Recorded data
- - - -
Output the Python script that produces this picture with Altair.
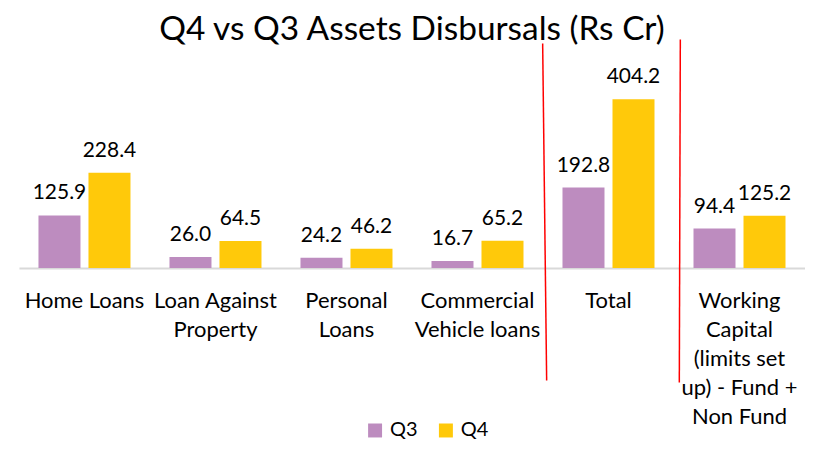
import altair as alt
import pandas as pd

title_text = "Q4 vs Q3 Assets Disbursals (Rs Cr)"
categories = ["Home Loans", "Loan Against|Property", "Personal|Loans",
              "Commercial|Vehicle loans", "Total",
              "Working|Capital|(limits set|up) - Fund +|Non Fund"]
q3 = [125.9, 26.0, 24.2, 16.7, 192.8, 94.4]
q4 = [228.4, 64.5, 46.2, 65.2, 404.2, 125.2]
series = ["Q3", "Q4"]
colors = ["#BD8CBF", "#FFC90A"]

rows = []
for c, a, b in zip(categories, q3, q4):
    rows.append({"cat": c, "series": "Q3", "value": a})
    rows.append({"cat": c, "series": "Q4", "value": b})
df = pd.DataFrame(rows)

FONT = "Lato"
W, H = 788, 209

x = alt.X("cat:N", sort=categories,
          scale=alt.Scale(paddingInner=0, paddingOuter=0),
          axis=alt.Axis(title=None, ticks=False, domainColor="#D9D9D9", domainWidth=2,
                        labelFont=FONT, labelFontSize=22, labelColor="#000000",
                        labelAngle=0, labelPadding=23, labelLineHeight=29,
                        labelBaseline="top", labelLimit=0, labelOverlap=False,
                        labelExpr="split(datum.label, '|')"))
y = alt.Y("value:Q", scale=alt.Scale(domain=[0, 500], nice=False), axis=None)
xo = alt.XOffset("series:N", sort=series,
                 scale=alt.Scale(paddingInner=0.16, paddingOuter=0.39))

base = alt.Chart(df).encode(x=x, y=y, xOffset=xo)

bars = base.mark_bar().encode(
    color=alt.Color("series:N", sort=series,
                    scale=alt.Scale(domain=series, range=colors),
                    legend=alt.Legend(title=None, orient="none", direction="horizontal",
                                      legendX=347, legendY=362, padding=0,
                                      symbolType="square", symbolSize=196,
                                      symbolStrokeWidth=0, labelFont=FONT,
                                      labelFontSize=20, labelColor="#000000",
                                      labelOffset=5, columnPadding=18))
)

labels = base.mark_text(font=FONT, fontSize=21, color="#000000",
                        baseline="alphabetic", dy=-16).encode(
    text=alt.Text("value:Q", format=".1f"))

red_lines = pd.DataFrame({"x": [525, 663], "x2": [529, 662],
                          "y": [-16, -20], "y2": [322, 324]})
rules = alt.Chart(red_lines).mark_rule(color="#FF0000", strokeWidth=1.5).encode(
    x=alt.X("x:Q", scale=None), x2="x2:Q",
    y=alt.Y("y:Q", scale=None), y2="y2:Q")

title = alt.Chart(pd.DataFrame({"t": [title_text]})).mark_text(
    font=FONT, fontSize=33.5, color="#000000", align="center", baseline="alphabetic"
).encode(text="t:N", x=alt.value(W / 2), y=alt.value(-19))

chart = alt.layer(bars, labels, rules, title).properties(
    width=W, height=H,
    padding={"left": 11, "top": 51, "right": 0, "bottom": 172},
    autosize=alt.AutoSizeParams(type="none"),
).configure_view(stroke=None)

chart.save("out.html", embed_options={"renderer": "svg", "actions": False})
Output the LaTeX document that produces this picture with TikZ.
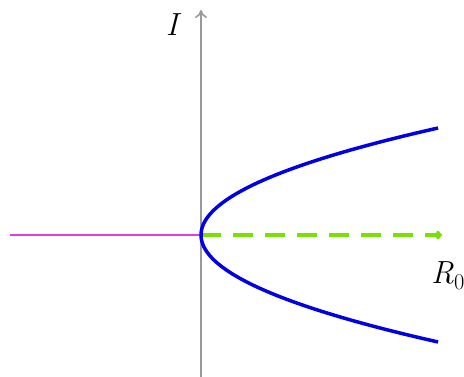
\documentclass[tikz,border=0pt]{standalone}
\usepackage{fontspec}
\usetikzlibrary{arrows.meta}
\definecolor{chart}{RGB}{120,225,0}
\definecolor{mag}{RGB}{225,60,225}
\begin{document}
\begin{tikzpicture}[x=1pt,y=-1pt,
  axis/.style={draw=gray!80,line width=1.6pt},
  branch/.style={draw=blue!90!black,line width=3.5pt},
  stable/.style={draw=mag,line width=1.3pt},
  unstable/.style={draw=chart,line width=3.5pt,dash pattern=on 20pt off 12pt},
  lbl/.style={font=\fontsize{32}{38}\selectfont\itshape}]
\useasboundingbox (0,0) rectangle (464,377);
\coordinate (O) at (201,235);
\coordinate (ybot) at (201,377);
\coordinate (ytop) at (201,10);
\coordinate (xl) at (10,235);
\coordinate (xr) at (442,235);
\draw[axis,-{To[length=8pt,width=12pt]}] (ybot) -- (ytop);
\draw[stable] (xl) -- (O);
\draw[unstable,-{To[length=6pt,width=9pt]}] (O) -- (xr);
\draw[branch] plot[domain=-107:107,samples=80,variable=\t] ({201+0.0207*\t*\t},{235+\t});
\node[lbl] (I) at (172,25) {I};
\node[lbl,anchor=west,inner sep=0pt] (R) at (431,276) {R\textsubscript{\upshape 0}};
\end{tikzpicture}
\end{document}
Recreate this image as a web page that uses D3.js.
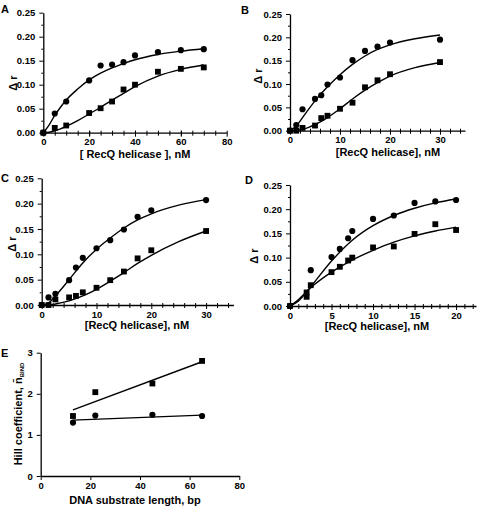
<!DOCTYPE html>
<html><head><meta charset="utf-8">
<script src="https://cdn.jsdelivr.net/npm/d3@7"></script>
<style>
body{margin:0;background:#fff}
svg{display:block}
text{font-family:"Liberation Sans",Arial,sans-serif;font-weight:bold;fill:#000}
</style>
</head><body>
<svg id="c" width="477" height="506"></svg>
<script>
// ---------- DATA ----------
// Panel A
const aX = [0,5,10,20,25,30,35,40,50,60,70];
const aCircles = [0,0.040,0.065,0.109,0.140,0.142,0.147,0.161,0.168,0.172,0.174];
const aSquares = [0,0.010,0.015,0.041,0.051,0.065,0.090,0.100,0.127,0.133,0.136];
const aFitX = [0,2.5,5,7.5,10,15,20,25,30,35,40,50,60,70];
const aFitCircles = [0,0.016,0.036,0.053,0.068,0.091,0.110,0.124,0.135,0.144,0.152,0.163,0.170,0.175];
const aFitSquares = [0,0.001,0.004,0.008,0.013,0.025,0.039,0.053,0.068,0.082,0.096,0.118,0.132,0.141];
// Panel B
const bX = [0,1.25,2.5,5,6.25,7.5,10,12.5,15,17.5,20,30];
const bCircles = [0,0.012,0.046,0.068,0.076,0.099,0.114,0.151,0.171,0.180,0.189,0.195];
const bSquares = [0,0,0.006,0.011,0.027,0.032,0.047,0.060,0.093,0.108,0.121,0.147];
const bFitX = [0,1.25,2.5,5,7.5,10,12.5,15,17.5,20,25,30];
const bFitCircles = [0,0.010,0.028,0.064,0.094,0.120,0.142,0.160,0.174,0.184,0.197,0.205];
const bFitSquares = [0,0.001,0.003,0.013,0.028,0.047,0.068,0.087,0.103,0.117,0.135,0.146];
// Panel C
const cX = [0,1.25,2.5,5,6.25,7.5,10,12.5,15,17.5,20,30];
const cCircles = [0,0.015,0.022,0.049,0.074,0.093,0.112,0.128,0.149,0.174,0.187,0.207];
const cSquares = [0,0,0.011,0.015,0.018,0.025,0.034,0.049,0.066,0.092,0.108,0.146];
const cFitX = [0,1.25,2.5,5,7.5,10,12.5,15,17.5,20,25,30];
const cFitCircles = [0,0.004,0.018,0.050,0.083,0.110,0.132,0.152,0.168,0.180,0.197,0.208];
const cFitSquares = [0,0,0.002,0.008,0.018,0.031,0.047,0.064,0.082,0.098,0.125,0.146];
// Panel D
const dCircX = [0,2.5,5,6,7,7.5,10,12.5,15,17.5,20];
const dCircles = [0,0.074,0.101,0.118,0.140,0.155,0.180,0.187,0.213,0.216,0.219];
const dSqX = [0,2,2,2.5,5,6,7,7.5,10,12.5,15,17.5,20];
const dSquares = [0,0.019,0.028,0.043,0.070,0.081,0.094,0.100,0.121,0.123,0.149,0.169,0.157];
const dFitX = [0,1,2.5,5,7.5,10,12.5,15,17.5,20];
const dFitCircles = [0,0.010,0.040,0.093,0.136,0.166,0.187,0.202,0.213,0.221];
const dFitSquares = [0,0.013,0.038,0.070,0.095,0.115,0.132,0.145,0.155,0.163];
// Panel E
const eLength = [13,22,45,65];
const eSquares = [1.46,2.04,2.25,2.80];
const eCircles = [1.30,1.47,1.49,1.46];
const eFitX = [13,65];
const eFitSquares = [1.61,2.78];
const eFitCircles = [1.36,1.48];

const panelLetters = ["A","B","C","D","E"];
const xTitleA = "[ RecQ helicase ], nM";
const xTitleBCD = "[RecQ helicase], nM";
const yTitleABCD = "\u0394 r";
const xTitleE = "DNA substrate length, bp";

// ---------- DRAW ----------
const svg = d3.select("#c");
const zip = (xs, ys) => xs.map((v,i)=>[v, ys[i]]);
const TICK_FONT = 9.5;

function panel(cfg){
  const g = svg.append("g");
  const x = d3.scaleLinear().domain(cfg.xDomain).range(cfg.xRange);
  const y = d3.scaleLinear().domain(cfg.yDomain).range(cfg.yRange);
  const y0 = cfg.yRange[0], x0 = cfg.xRange[0];

  if (cfg.xMinor) {
    const ax = g.append("g").attr("transform",`translate(0,${y0})`)
      .call(d3.axisBottom(x).tickValues(cfg.xMinor).tickSize(3).tickSizeOuter(0).tickFormat(""));
    ax.select(".domain").remove();
    ax.selectAll(".tick line").attr("y1",-2).attr("stroke-width",1);
  }
  const axX = g.append("g").attr("transform",`translate(0,${y0})`)
    .call(d3.axisBottom(x).tickValues(cfg.xMajor).tickSize(4).tickSizeOuter(0).tickPadding(2).tickFormat(d3.format("d")));
  axX.select(".domain").attr("stroke-width",1.3);
  axX.selectAll(".tick line").attr("y1", cfg.xTickUp===undefined ? -2 : cfg.xTickUp).attr("stroke-width",1);
  axX.selectAll(".tick text").attr("font-size",TICK_FONT).attr("font-family",'"Liberation Sans",Arial,sans-serif').attr("font-weight","bold");

  if (cfg.yMinor) {
    const ay = g.append("g").attr("transform",`translate(${x0},0)`)
      .call(d3.axisLeft(y).tickValues(cfg.yMinor).tickSize(2).tickSizeOuter(0).tickFormat(""));
    ay.select(".domain").remove();
  }
  const axY = g.append("g").attr("transform",`translate(${x0},0)`)
    .call(d3.axisLeft(y).tickValues(cfg.yMajor).tickSize(4).tickSizeOuter(0).tickPadding(4).tickFormat(cfg.yFormat));
  axY.select(".domain").attr("stroke-width",1.3);
  axY.selectAll(".tick text").attr("font-size",TICK_FONT).attr("font-family",'"Liberation Sans",Arial,sans-serif').attr("font-weight","bold");

  const line = d3.line().x(d=>x(d[0])).y(d=>y(d[1])).curve(d3.curveMonotoneX);
  cfg.fits.forEach(f=>{
    g.append("path").datum(f).attr("d",line).attr("fill","none").attr("stroke","#000").attr("stroke-width",1.4);
  });
  g.selectAll(null).data(cfg.squares).join("path")
    .attr("transform",d=>`translate(${x(d[0])},${y(d[1])})`)
    .attr("d", d3.symbol(d3.symbolSquare, 34)).attr("fill","#000");
  g.selectAll(null).data(cfg.circles).join("path")
    .attr("transform",d=>`translate(${x(d[0])},${y(d[1])})`)
    .attr("d", d3.symbol(d3.symbolCircle, 30)).attr("fill","#000");

  g.append("text").attr("x",cfg.xTitlePos[0]).attr("y",cfg.xTitlePos[1]).attr("text-anchor","middle")
    .attr("font-size",11).text(cfg.xTitle);
  const yt = g.append("text").attr("transform",`translate(${cfg.yTitlePos[0]},${cfg.yTitlePos[1]}) rotate(-90)`)
    .attr("text-anchor","middle").attr("font-size",11);
  if (cfg.yTitleSub) {
    yt.append("tspan").text(cfg.yTitle);
    yt.append("tspan").attr("font-size",6).attr("dy",1.5).text(cfg.yTitleSub);
  } else yt.text(cfg.yTitle);
  g.append("text").attr("x",cfg.letterPos[0]).attr("y",cfg.letterPos[1]).attr("font-size",11).text(cfg.letter);
}

const f2 = d3.format(".2f");
const yMaj = d3.range(0,0.2501,0.05);
const yMin = d3.range(0.025,0.25,0.05);

panel({
  xDomain:[0,80], xRange:[43.3,226.7], yDomain:[0,0.25], yRange:[132.7,12.7],
  xMajor:d3.range(0,81,20), xMinor:d3.range(5,80,5), yMajor:yMaj, yMinor:yMin, yFormat:f2,
  circles:zip(aX,aCircles), squares:zip(aX,aSquares),
  fits:[zip(aFitX,aFitCircles), zip(aFitX,aFitSquares)],
  xTitle:xTitleA, xTitlePos:[135,158], yTitle:yTitleABCD, yTitlePos:[17,83],
  letter:panelLetters[0], letterPos:[1,13]
});
panel({
  xDomain:[0,35], xRange:[290,465], yDomain:[0,0.25], yRange:[130.7,14],
  xMajor:[0,10,20,30], xMinor:d3.range(2,35,2).filter(v=>v%10!==0), yMajor:yMaj, yMinor:yMin, yFormat:f2,
  circles:zip(bX,bCircles), squares:zip(bX,bSquares),
  fits:[zip(bFitX,bFitCircles), zip(bFitX,bFitSquares)],
  xTitle:xTitleBCD, xTitlePos:[388,156], yTitle:yTitleABCD, yTitlePos:[262,76],
  letter:panelLetters[1], letterPos:[241,14]
});
panel({
  xDomain:[0,35], xRange:[41.7,233.5], yDomain:[0,0.25], yRange:[305,178.3],
  xMajor:[0,10,20,30], xMinor:d3.range(2,35,2).filter(v=>v%10!==0), yMajor:yMaj, yMinor:yMin, yFormat:f2,
  circles:zip(cX,cCircles), squares:zip(cX,cSquares),
  fits:[zip(cFitX,cFitCircles), zip(cFitX,cFitSquares)],
  xTitle:xTitleBCD, xTitlePos:[137,329], yTitle:yTitleABCD, yTitlePos:[16,244],
  letter:panelLetters[2], letterPos:[1,182]
});
panel({
  xDomain:[0,22.4], xRange:[290,476], yDomain:[0,0.25], yRange:[306,185],
  xMajor:[0,5,10,15,20], xMinor:d3.range(1,23,1).filter(v=>v%5!==0), yMajor:yMaj, yMinor:yMin, yFormat:f2,
  circles:zip(dCircX,dCircles), squares:zip(dSqX,dSquares),
  fits:[zip(dFitX,dFitCircles), zip(dFitX,dFitSquares)],
  xTitle:xTitleBCD, xTitlePos:[377,330], yTitle:yTitleABCD, yTitlePos:[258,256],
  letter:panelLetters[3], letterPos:[245,184]
});
panel({
  xDomain:[0,80], xRange:[40.7,239.3], yDomain:[0,3], yRange:[476,352.7],
  xMajor:[0,20,40,60,80], xMinor:null, xTickUp:0, yMajor:[0,1,2,3], yMinor:null, yFormat:d3.format("d"),
  circles:zip(eLength,eCircles), squares:zip(eLength,eSquares),
  fits:[zip(eFitX,eFitCircles), zip(eFitX,eFitSquares)],
  xTitle:xTitleE, xTitlePos:[135,504], yTitle:"Hill coefficient, n\u0304", yTitleSub:"BIND", yTitlePos:[22,414],
  letter:panelLetters[4], letterPos:[1,357]
});
</script>
</body></html>
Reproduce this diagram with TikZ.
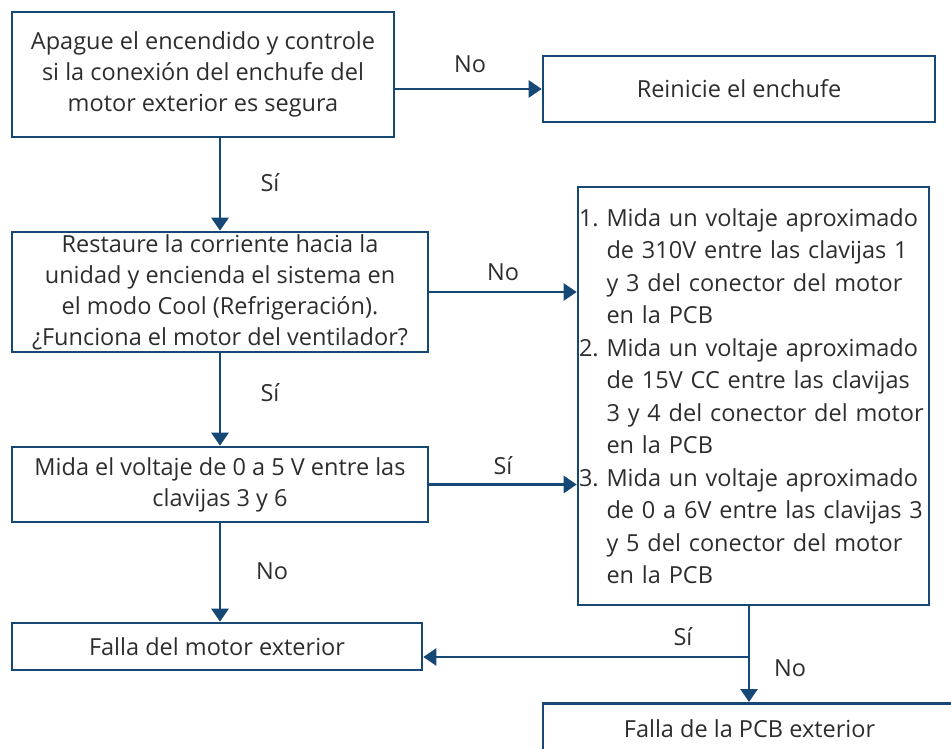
- - - -
Short exercise: Search the preceding listing for "Output" and extract every line where it is found.

Finished exercise:
Output the Python script that produces this picture with Altair.
Output the LaTeX document that produces this picture with TikZ.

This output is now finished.